- The paper introduces CInGS, a technique that trains LLMs to integrate external context during instruction tuning to reduce hallucinations.
- The methodology adapts standard instruction tuning by prepending context to responses and masking it during loss computation, yielding an average 5.5% improvement on text benchmarks.
- Applying CInGS to vision-language models results in reduced hallucinations and enhanced factual consistency even in challenging, distracting contexts.
Context-Informed Grounding Supervision
The paper "Context-Informed Grounding Supervision" explores a new approach for training LLMs to enhance their ability to generate contextually grounded responses. This approach, termed as Context-Informed Grounding Supervision (CInGS), addresses a well-documented limitation of LLMs: their propensity to hallucinate or produce responses based on incorrect internal knowledge, particularly when provided with external context.
This study builds on existing work that seeks to overcome the challenges of LLM hallucinations and the lack of controllability by integrating external knowledge. The authors acknowledge that merely appending relevant external context to a model's input at inference time does not guarantee the desired response grounding. Previous attempts to address this have included modifying decoding strategies, developing auxiliary modules for correction, and creating knowledge integration pipelines. However, less attention has been paid to training the LLM itself to naturally incorporate and prioritize external context during both training and inference.
To tackle these challenges, the authors propose CInGS, which involves a straightforward adaptation of the standard instruction tuning process. Usually, an LLM is trained to produce a response directly based on input instructions. In contrast, CInGS augments this approach by prepending relevant external context to the expected response during training, yet computing the loss only over the response tokens, while masking out the context. This design aims to reinforce the model's reliance on external information without altering general downstream performance.
In empirical testing, CInGS demonstrated superior grounding across both text and vision-language domains. In the text domain, CInGS outperformed traditional models across 11 information-seeking datasets, yielding an average absolute improvement of 5.5% and showing particularly significant gains in settings that critically demand context usage. This also surpasses the results achieved by other grounding training methods such as Self-RAG and FactTune. Moreover, when applied alongside inference-time grounding techniques like AdaCAD and CORG, CInGS brought about further performance enhancements, proving its complementary nature.
The study also highlights CInGS's value in vision-LLMs (VLMs). Model replacements with a CInGS-trained backbone in VLMs led to reduced hallucinations and better factual consistency, especially noted in benchmarks focused on hallucination detection. Notably, CInGS-trained VLMs maintained robust performance even in scenarios with potentially distracting information, and proved more adept at sustaining factual accuracy throughout an entire response, a common weakness of standard models.
The paper's analysis attributes CInGS's effectiveness to a dual mechanism: the model's reduced reliance on outdated internal knowledge, prompted by its training with relevant context, and an implicit shift in its behavior to prioritize new input context during response generation. This paradigm results in a tendency to gradually forget prior incorrect knowledge, creatively balancing between parametric recall and context grounding.
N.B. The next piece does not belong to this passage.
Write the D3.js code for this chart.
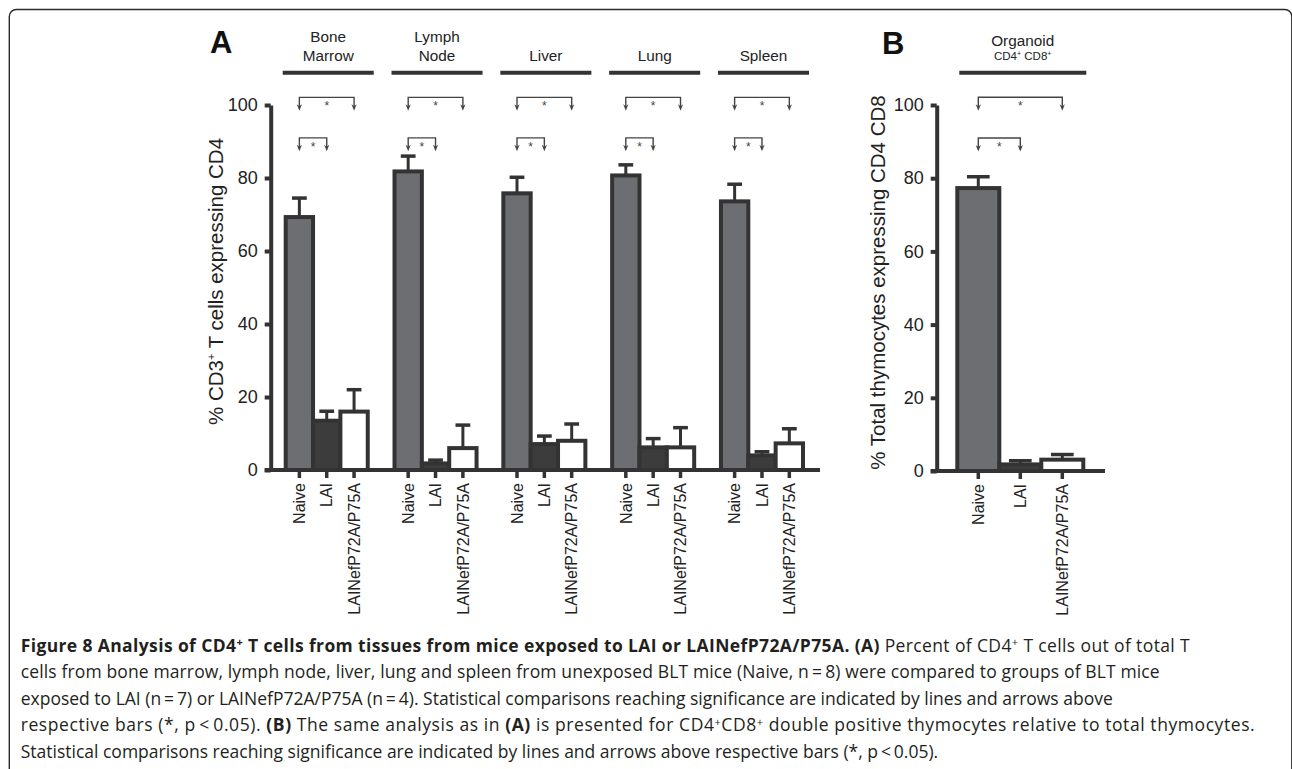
<!DOCTYPE html>
<html>
<head>
<meta charset="utf-8">
<script src="https://cdn.jsdelivr.net/npm/d3@7"></script>
<style>
  body { margin: 0; background: #fff; }
  svg { display: block; }
</style>
</head>
<body>
<div id="fig"></div>
<script>
// tissues (panel A) and treatment groups
var tissues = ["Bone Marrow", "Lymph Node", "Liver", "Lung", "Spleen"];
var tissueLines = [["Bone", "Marrow"], ["Lymph", "Node"], ["Liver"], ["Lung"], ["Spleen"]];
var groups = ["Naive", "LAI", "LAINefP72A/P75A"];

// % CD3+ T cells expressing CD4, mean and error (one value per tissue)
var naiveMean = [69.3, 81.8, 75.8, 80.7, 73.6];
var naiveErr  = [5.2, 4.2, 4.4, 2.9, 4.7];
var laiMean   = [13.5, 1.8, 7.1, 6.2, 4.0];
var laiErr    = [2.6, 0.9, 2.2, 2.4, 1.0];
var nefMean   = [16.0, 6.0, 8.0, 6.2, 7.3];
var nefErr    = [6.0, 6.3, 4.6, 5.4, 4.0];

// panel B: % total thymocytes expressing CD4 CD8 (Naive, LAI, LAINef)
var organoidMean = [77.3, 1.8, 3.1];
var organoidErr  = [3.1, 1.0, 1.4];

var yTicks = [0, 20, 40, 60, 80, 100];

// significant comparisons: from group, to group, bracket level (% units)
var comparisons = [["Naive", "LAINefP72A/P75A", 102.1], ["Naive", "LAI", 91]];

var fills = { "Naive": "#6d6e71", "LAI": "#3c3c3c", "LAINefP72A/P75A": "#ffffff" };
var ink = "#333";
var chartFont = "'Liberation Sans', Arial, Helvetica, sans-serif";

var width = 1292, height = 769;

var svg = d3.select("#fig")
  .append("svg")
    .attr("width", width)
    .attr("height", height);

svg.append("rect")
  .attr("width", width).attr("height", height)
  .attr("fill", "#fff");

// rounded frame around the figure (bottom runs off the page)
svg.append("rect")
  .attr("x", 9.3).attr("y", 9.5)
  .attr("width", 1282.5).attr("height", 820)
  .attr("rx", 7).attr("ry", 7)
  .attr("fill", "none")
  .attr("stroke", "#2b2b2b")
  .attr("stroke-width", 1.4);

// ---------- scales ----------
var yA = d3.scaleLinear().domain([0, 100]).range([470, 105]);
var xA = d3.scaleBand().domain(tissues).range([285.7, 803]).paddingInner(0.246).paddingOuter(0);
var xSub = d3.scaleBand().domain(groups).range([0, xA.bandwidth()]);

var yB = d3.scaleLinear().domain([0, 100]).range([471, 105]);
var xB = d3.scaleBand().domain(groups).range([957.3, 1083.3]);

// rows for every bar
var barsA = [];
tissues.forEach(function(t, i) {
  var means = [naiveMean[i], laiMean[i], nefMean[i]];
  var errs = [naiveErr[i], laiErr[i], nefErr[i]];
  groups.forEach(function(g, j) {
    barsA.push({ tissue: t, group: g, mean: means[j], err: errs[j],
                 x: xA(t) + xSub(g), w: xSub.bandwidth() });
  });
});
var barsB = groups.map(function(g, j) {
  return { group: g, mean: organoidMean[j], err: organoidErr[j], x: xB(g), w: xB.bandwidth() };
});

// helper for runs of text with bold / superscript pieces
function addRuns(text, runs, supSize, supShift) {
  var shift = 0;
  runs.forEach(function(r) {
    var style = r[1] || "";
    var t = text.append("tspan").text(r[0]);
    if (style.indexOf("b") >= 0) t.attr("font-weight", "bold");
    var want = style.indexOf("s") >= 0 ? supShift : 0;
    if (want !== shift) { t.attr("dy", want - shift); shift = want; }
    if (style.indexOf("s") >= 0) t.attr("font-size", supSize);
  });
}

function drawPanel(g, bars, y, axisX, baseEnd) {
  // y axis
  var ax = g.append("g")
    .attr("transform", "translate(" + axisX + ",0)")
    .call(d3.axisLeft(y).tickValues(yTicks).tickSize(6).tickSizeOuter(0).tickPadding(7));
  ax.select(".domain").attr("stroke", ink).attr("stroke-width", 4);
  ax.selectAll(".tick line").attr("stroke", ink).attr("stroke-width", 4);
  ax.selectAll(".tick text")
    .attr("fill", "#222")
    .style("font-family", chartFont)
    .style("font-size", "18px");

  // bars
  g.selectAll("rect.bar")
    .data(bars)
    .enter()
    .append("rect")
      .attr("class", "bar")
      .attr("x", function(d) { return d.x; })
      .attr("y", function(d) { return y(d.mean); })
      .attr("width", function(d) { return d.w; })
      .attr("height", function(d) { return y(0) - y(d.mean); })
      .attr("fill", function(d) { return fills[d.group]; })
      .attr("stroke", ink)
      .attr("stroke-width", 4);

  // error bars (upper only)
  var eb = g.selectAll("g.err")
    .data(bars)
    .enter()
    .append("g")
      .attr("class", "err");
  eb.append("line")
    .attr("x1", function(d) { return d.x + d.w / 2; })
    .attr("x2", function(d) { return d.x + d.w / 2; })
    .attr("y1", function(d) { return y(d.mean); })
    .attr("y2", function(d) { return y(d.mean + d.err); })
    .attr("stroke", ink).attr("stroke-width", 3);
  eb.append("line")
    .attr("x1", function(d) { return d.x + d.w * 0.23; })
    .attr("x2", function(d) { return d.x + d.w * 0.77; })
    .attr("y1", function(d) { return y(d.mean + d.err); })
    .attr("y2", function(d) { return y(d.mean + d.err); })
    .attr("stroke", ink).attr("stroke-width", 3.5);

  // baseline and x ticks
  g.append("line")
    .attr("x1", axisX - 6).attr("x2", baseEnd)
    .attr("y1", y(0)).attr("y2", y(0))
    .attr("stroke", ink).attr("stroke-width", 4);
  g.selectAll("line.xtick")
    .data(bars)
    .enter()
    .append("line")
      .attr("class", "xtick")
      .attr("x1", function(d) { return d.x + d.w / 2; })
      .attr("x2", function(d) { return d.x + d.w / 2; })
      .attr("y1", y(0)).attr("y2", y(0) + 8)
      .attr("stroke", ink).attr("stroke-width", 3.5);

  // rotated group labels
  g.selectAll("text.xlab")
    .data(bars)
    .enter()
    .append("text")
      .attr("class", "xlab")
      .attr("transform", function(d) {
        return "translate(" + (d.x + d.w / 2) + "," + (y(0) + 13) + ") rotate(-90)";
      })
      .attr("dy", "0.36em")
      .attr("text-anchor", "end")
      .attr("fill", "#222")
      .style("font-family", chartFont)
      .style("font-size", "16px")
      .text(function(d) { return d.group; });
}

function drawBrackets(g, centerOf, y) {
  comparisons.forEach(function(c) {
    var x1 = centerOf(c[0]), x2 = centerOf(c[1]);
    var yl = y(c[2]), tip = yl + 13.5;
    g.append("path")
      .attr("d", "M" + x1 + "," + (tip - 4) + "V" + yl + "H" + x2 + "V" + (tip - 4))
      .attr("fill", "none").attr("stroke", "#444").attr("stroke-width", 1.4);
    [x1, x2].forEach(function(x) {
      g.append("path")
        .attr("d", "M" + (x - 2.6) + "," + (tip - 6.5) + "L" + x + "," + (tip - 4.5) +
                   "L" + (x + 2.6) + "," + (tip - 6.5) + "L" + x + "," + tip + "Z")
        .attr("fill", "#444");
    });
    g.append("text")
      .attr("x", (x1 + x2) / 2).attr("y", yl + 13)
      .attr("text-anchor", "middle")
      .attr("fill", "#444")
      .style("font-family", chartFont)
      .style("font-size", "12px")
      .text("*");
  });
}

// ---------- panel A ----------
var gA = svg.append("g");
drawPanel(gA, barsA, yA, 270.7, 820);

tissues.forEach(function(t, i) {
  var x0 = xA(t), bw = xA.bandwidth();
  drawBrackets(gA, function(grp) { return x0 + xSub(grp) + xSub.bandwidth() / 2; }, yA);
  gA.append("line")
    .attr("x1", x0 - 3).attr("x2", x0 + bw + 6)
    .attr("y1", 72.7).attr("y2", 72.7)
    .attr("stroke", ink).attr("stroke-width", 4);
  var lines = tissueLines[i];
  lines.forEach(function(l, k) {
    gA.append("text")
      .attr("x", x0 + bw / 2 + 1.5)
      .attr("y", 60.7 - (lines.length - 1 - k) * 19)
      .attr("text-anchor", "middle")
      .attr("fill", "#222")
      .style("font-family", chartFont)
      .style("font-size", "15.3px")
      .text(l);
  });
});

gA.append("text")
  .attr("x", 210).attr("y", 53.3)
  .attr("fill", "#111")
  .style("font-family", chartFont)
  .style("font-size", "31px")
  .style("font-weight", "bold")
  .text("A");

var titleA = gA.append("text")
  .attr("transform", "translate(223,281.5) rotate(-90)")
  .attr("text-anchor", "middle")
  .attr("fill", "#222")
  .style("font-family", chartFont)
  .style("font-size", "20.5px");
addRuns(titleA, [["% CD3"], ["+", "s"], [" T cells expressing CD4"]], 11, -8);

// ---------- panel B ----------
var gB = svg.append("g");
drawPanel(gB, barsB, yB, 936.7, 1105);
drawBrackets(gB, function(grp) { return xB(grp) + xB.bandwidth() / 2; }, yB);

gB.append("line")
  .attr("x1", xB.range()[0] + 2).attr("x2", xB.range()[1] + 3)
  .attr("y1", 72.7).attr("y2", 72.7)
  .attr("stroke", ink).attr("stroke-width", 4);
gB.append("text")
  .attr("x", 1022.7).attr("y", 45.7)
  .attr("text-anchor", "middle")
  .attr("fill", "#222")
  .style("font-family", chartFont)
  .style("font-size", "15.3px")
  .text("Organoid");
var subB = gB.append("text")
  .attr("x", 1022.7).attr("y", 60)
  .attr("text-anchor", "middle")
  .attr("fill", "#222")
  .style("font-family", chartFont)
  .style("font-size", "11.5px");
addRuns(subB, [["CD4"], ["+", "s"], [" CD8"], ["+", "s"]], 7, -4);

gB.append("text")
  .attr("x", 882).attr("y", 54)
  .attr("fill", "#111")
  .style("font-family", chartFont)
  .style("font-size", "31px")
  .style("font-weight", "bold")
  .text("B");

gB.append("text")
  .attr("transform", "translate(885,282.5) rotate(-90)")
  .attr("text-anchor", "middle")
  .attr("fill", "#222")
  .style("font-family", chartFont)
  .style("font-size", "20.5px")
  .text("% Total thymocytes expressing CD4 CD8");

// ---------- caption ----------
var caption = [
  [["Figure 8 Analysis of CD4", "b"], ["+", "bs"], [" T cells from tissues from mice exposed to LAI or LAINefP72A/P75A. (A)", "b"],
   [" Percent of CD4"], ["+", "s"], [" T cells out of total T"]],
  [["cells from bone marrow, lymph node, liver, lung and spleen from unexposed BLT mice (Naive, n\u2009=\u20098) were compared to groups of BLT mice"]],
  [["exposed to LAI (n\u2009=\u20097) or LAINefP72A/P75A (n\u2009=\u20094). Statistical comparisons reaching significance are indicated by lines and arrows above"]],
  [["respective bars (*, p\u2009<\u20090.05). "], ["(B)", "b"], [" The same analysis as in "], ["(A)", "b"],
   [" is presented for CD4"], ["+", "s"], ["CD8"], ["+", "s"], [" double positive thymocytes relative to total thymocytes."]],
  [["Statistical comparisons reaching significance are indicated by lines and arrows above respective bars (*, p\u2009<\u20090.05)."]]
];
var captionY = [651.5, 678, 704.5, 731, 757.5];
// widths of the typeset lines where they could be read (null = natural)
var captionWidth = [1169, 1139, null, 1234, null];

var cap = svg.append("g")
  .style("font-family", "'Open Sans', Lato, sans-serif")
  .style("font-size", "17.5px")
  .attr("fill", "#231f20");
caption.forEach(function(runs, i) {
  var t = cap.append("text").attr("x", 20.7).attr("y", captionY[i]);
  if (captionWidth[i]) t.attr("textLength", captionWidth[i]).attr("lengthAdjust", "spacing");
  addRuns(t, runs, 11, -5.5);
});
</script>
</body>
</html>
Additionally, the attention analysis reveals that CInGS-trained models naturally focus more on external context rather than self-generated responses, reinforcing its contextual attention.
In conclusion, the introduction of CInGS marks a significant advancement in the grounding capabilities of LLMs. It offers a practical and scalable solution that aligns with the ongoing efforts to minimize hallucinations by leveraging external knowledge effectively. While its integration into vision-language scenarios opens new pathways for enhancing multimodal understanding, the core benefit of CInGS lies in its ability to integrate seamlessly with existing and future methods aimed at improving contextual responsiveness in AI models, without sacrificing general language understanding. The future may see further refinement and scaling of CInGS to leverage its benefits across a broader spectrum of AI tasks and applications.